Chunky in Heat Yearbook: Sarah Daniels
EiO’s upcoming opera Chunky in Heat follows the emotional life of a teenage protagonist, Cheryl (aka Chunky), as she navigates the perils of her changing world. We asked some of the artists involved in the premiere to share how their own experiences in high school informed their work on the opera.
Sarah Daniels sings the role of Chunky in the upcoming production of Chunky in Heat.

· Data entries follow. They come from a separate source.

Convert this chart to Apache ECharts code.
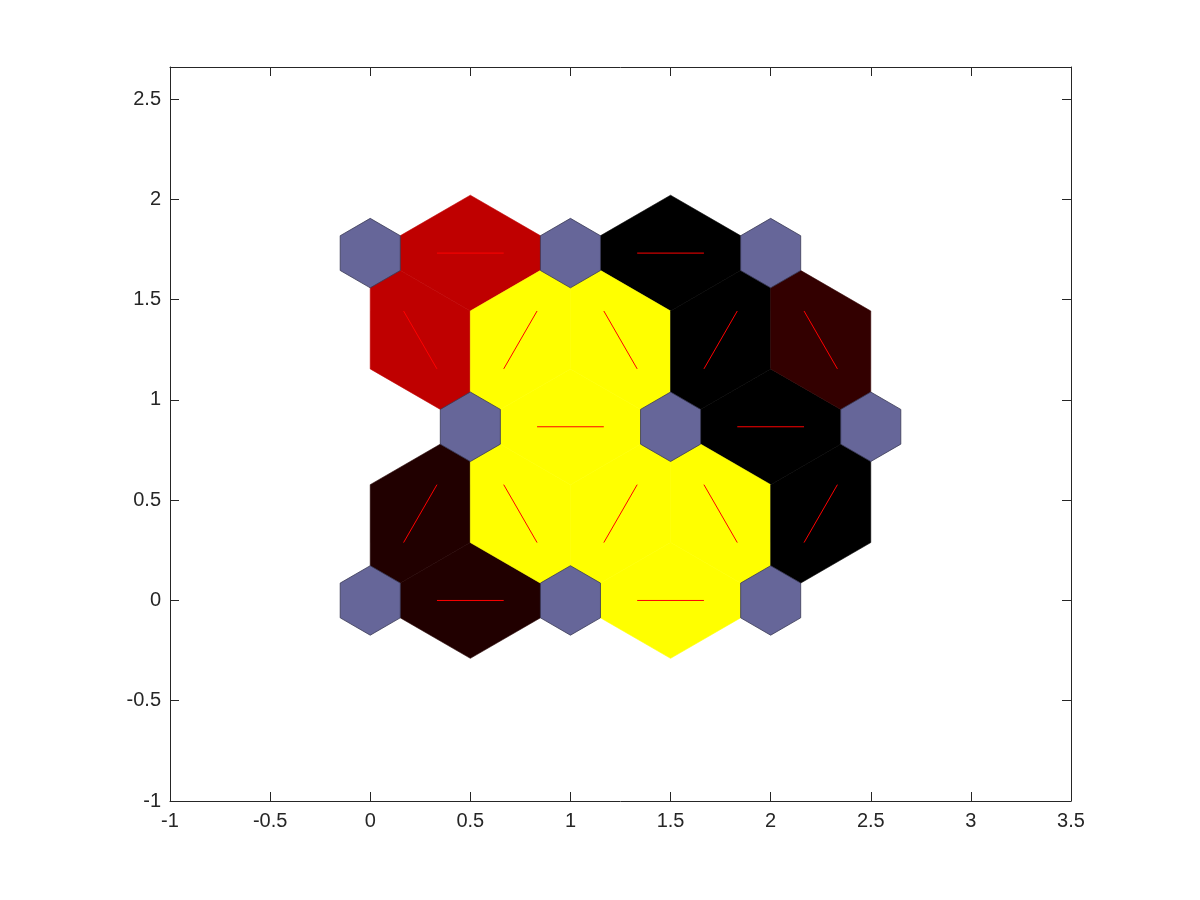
<!DOCTYPE html>
<html>
<head>
<meta charset="utf-8">
<script src="https://cdn.jsdelivr.net/npm/echarts@6/dist/echarts.min.js"></script>
<style>html,body{margin:0;padding:0;background:#fff;}#c{width:1200px;height:900px;}</style>
</head>
<body>
<div id="c"></div>
<script>
// Neuron positions (3x3 hexagonal SOM)
const neuronX = [0, 1, 2, 0.5, 1.5, 2.5, 0, 1, 2];
const neuronY = [0, 0, 0, 0.866, 0.866, 0.866, 1.732, 1.732, 1.732];
// Neighbor edges (neuron indices) and closeness level (1 = close/yellow, 0 = far/black)
const edgeFrom  = [0, 1, 3, 4, 6, 7, 0, 1, 1, 2, 2, 3, 3, 4, 4, 5];
const edgeTo    = [1, 2, 4, 5, 7, 8, 3, 3, 4, 4, 5, 6, 7, 7, 8, 8];
const edgeLevel = [0.065, 1, 1, 0, 0.375, 0, 0.065, 1, 1, 1, 0, 0.375, 1, 1, 0, 0.1];
// Axis ticks
const xTicks = [-1, -0.5, 0, 0.5, 1, 1.5, 2, 2.5, 3, 3.5];
const yTicks = [-1, -0.5, 0, 0.5, 1, 1.5, 2, 2.5];

const H = Math.sqrt(0.75) / 3;
const NEURON_SCALE = 0.3;
const hexDX = [-1, 0, 1, 1, 0, -1].map(v => v * 0.5 * NEURON_SCALE);
const hexDY = [1, 2, 1, -1, -2, -1].map(v => v * H * NEURON_SCALE);

function levelColor(L) {
  const r = Math.min(L * 2, 1), g = Math.max(L * 2 - 1, 0);
  return 'rgb(' + Math.round(r * 255) + ',' + Math.round(g * 255) + ',0)';
}

const edgeData = edgeFrom.map((f, k) => [neuronX[f], neuronY[f], neuronX[edgeTo[k]], neuronY[edgeTo[k]], edgeLevel[k]]);
const neuronData = neuronX.map((x, i) => [x, neuronY[i]]);

const fontFam = 'Liberation Sans, Arial, Helvetica, sans-serif';
const axisColor = '#262626';
const isTick = (v, arr) => arr.some(t => Math.abs(t - v) < 1e-6);

const chart = echarts.init(document.getElementById('c'), null, {renderer: 'canvas'});
const commonLine = {show: true, onZero: false, lineStyle: {color: axisColor, width: 1}};
chart.setOption({
  animation: false,
  backgroundColor: '#fff',
  grid: {left: 170, right: 129, top: 67, bottom: 99, containLabel: false},
  xAxis: [{
    type: 'value', min: -1, max: 3.5, interval: 0.5, position: 'bottom',
    axisLine: commonLine,
    axisTick: {show: true, inside: true, length: 9, lineStyle: {color: axisColor}},
    axisLabel: {show: true, color: axisColor, fontSize: 20, fontFamily: fontFam, margin: 10,
      formatter: v => isTick(v, xTicks) ? String(v) : ''},
    splitLine: {show: false}
  }, {
    type: 'value', min: -1, max: 3.5, interval: 0.5, position: 'top',
    axisLine: commonLine,
    axisTick: {show: true, inside: true, length: 9, lineStyle: {color: axisColor}},
    axisLabel: {show: false}, splitLine: {show: false}
  }],
  yAxis: [{
    type: 'value', min: -1, max: 2.66, interval: 0.5, position: 'left',
    axisLine: commonLine,
    axisTick: {show: true, inside: true, length: 9, lineStyle: {color: axisColor}},
    axisLabel: {show: true, color: axisColor, fontSize: 20, fontFamily: fontFam, margin: 9,
      formatter: v => isTick(v, yTicks) ? String(v) : ''},
    splitLine: {show: false}
  }, {
    type: 'value', min: -1, max: 2.66, interval: 0.5, position: 'right',
    axisLine: commonLine,
    axisTick: {show: true, inside: true, length: 9, lineStyle: {color: axisColor}},
    axisLabel: {show: false}, splitLine: {show: false}
  }],
  series: [{
    type: 'custom', name: 'edges', xAxisIndex: 0, yAxisIndex: 0,
    data: edgeData, encode: {x: [0, 2], y: [1, 3]},
    renderItem: function (params, api) {
      const x1 = api.value(0), y1 = api.value(1), x2 = api.value(2), y2 = api.value(3), L = api.value(4);
      const dx = x2 - x1, dy = y2 - y1, len = Math.sqrt(dx * dx + dy * dy);
      const nx = -dy / len * H, ny = dx / len * H;
      const mx = (x1 + x2) / 2, my = (y1 + y2) / 2;
      const pts = [[x1, y1], [mx + nx, my + ny], [x2, y2], [mx - nx, my - ny]].map(p => api.coord(p));
      const a = api.coord([(2 * x1 + x2) / 3, (2 * y1 + y2) / 3]);
      const b = api.coord([(x1 + 2 * x2) / 3, (y1 + 2 * y2) / 3]);
      const col = levelColor(L);
      return {type: 'group', children: [
        {type: 'polygon', shape: {points: pts}, style: {fill: col, stroke: col, lineWidth: 0.6}},
        {type: 'line', shape: {x1: a[0], y1: a[1], x2: b[0], y2: b[1]}, style: {stroke: '#ff0000', lineWidth: 1}, z2: 5}
      ]};
    }
  }, {
    type: 'custom', name: 'neurons', xAxisIndex: 0, yAxisIndex: 0, z: 3,
    data: neuronData, encode: {x: 0, y: 1},
    renderItem: function (params, api) {
      const x = api.value(0), y = api.value(1);
      const pts = hexDX.map((d, i) => api.coord([x + d, y + hexDY[i]]));
      return {type: 'polygon', shape: {points: pts}, style: {fill: '#666699', stroke: '#3a3a55', lineWidth: 0.8}};
    }
  }]
});
</script>
</body>
</html>
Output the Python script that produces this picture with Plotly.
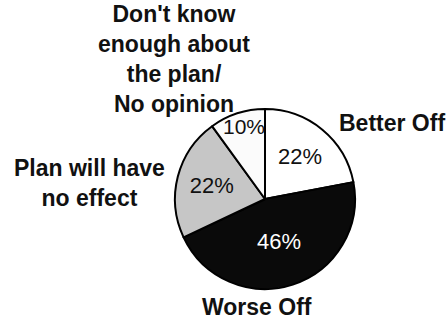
import plotly.graph_objects as go

categories = ["Better Off", "Worse Off", "Plan will have<br>no effect",
              "Don't know<br>enough about<br>the plan/<br>No opinion"]
values = [22, 46, 22, 10]
colors = ["#ffffff", "#0a0a0a", "#c6c6c6", "#fbfbfb"]
text_colors = ["#111111", "#ffffff", "#111111", "#111111"]

fig = go.Figure()
fig.add_trace(go.Pie(
    labels=categories,
    values=values,
    sort=False,
    direction="clockwise",
    rotation=0,
    marker=dict(colors=colors, line=dict(color="#000000", width=2)),
    texttemplate="%{value}%",
    textposition=["inside", "inside", "inside", "none"],
    insidetextorientation="horizontal",
    textfont=dict(family="Arial, Liberation Sans, sans-serif", size=22, color=text_colors),
    showlegend=False,
    hole=0,
    domain=dict(x=[(265 - 90) / 448, (265 + 90) / 448], y=[(120 - 90) / 319, (120 + 90) / 319]),
))

# the narrow slice's percentage is written at full size just inside its wedge
fig.add_annotation(text=f"{values[3]}%", x=244 / 448, y=1 - 126 / 319, xref="paper", yref="paper",
                   showarrow=False, xanchor="center", yanchor="middle",
                   font=dict(family="Arial, Liberation Sans, sans-serif", size=21, color="#111111"))

label_font = dict(family="Arial, Liberation Sans, sans-serif", size=23, color="#111111", weight="bold")
label_pos = [(392, 123), (257, 307), (89, 183), (174, 59)]
for cat, (x, y) in zip(categories, label_pos):
    fig.add_annotation(text=cat, x=x / 448, y=1 - y / 319, xref="paper", yref="paper",
                       showarrow=False, font=label_font, xanchor="center", yanchor="middle",
                       align="center")

fig.update_layout(width=448, height=319, margin=dict(l=0, r=0, t=0, b=0),
                  paper_bgcolor="#ffffff", plot_bgcolor="#ffffff")
fig.write_html("out.html", config={"displayModeBar": False},
               post_script="document.body.style.margin='0';document.body.style.overflow='hidden';")
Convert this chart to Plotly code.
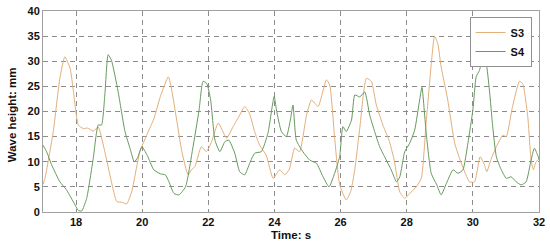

Upon first reading the libretto I thought “So, this is about me as a teenager.” I relate to Chunky at an embarrassingly high level. Somehow simultaneously self-centered and self-conscious. Overly confident in some ways, and wildly under-confident in most other ways. Seeing the world entirely through the lens of how it relates to me. First of all, of course I relate to Chunky’s body image issues. I can’t imagine a world in which teenage girls don’t care about how they look and obsessively compare themselves to celebrities and their peers. I used to make makeshift corsets out of bandanas and wear them under my t-shirts. Cosmopolitan magazine was a strange, forbidden bible of female perfection. It’s a messed up world, that of a teenage girl. BUT more than anything as a teenager, I wanted to get out, and it wasn’t so much a “plan” in my head as it was the inevitable trajectory for me. I had set all my clocks and watches to New York time years before I graduated and left the southwest. I dressed up every single day of high school as if to prepare myself for the high pressure to be fashionable in New York City. I totally isolated myself in this way, and I didn’t much care because I was leaving it all behind in a matter of years anyway. I was living a life in preparation for the future. Even if I didn’t get into my dream NYC conservatory, the plan was to go to New York regardless–start taking voice lessons and start auditioning for theatre. The plan was to escape to something better, bigger, brighter, at any cost. I realize now what a fantasy world I lived in, but I can’t complain–I’m in New York City, and I still call it home almost ten years later, forever chasing the dream (albeit with far much less glamour than I had envisioned as a 15-year-old). tl;dr Playing Chunky hits close to home.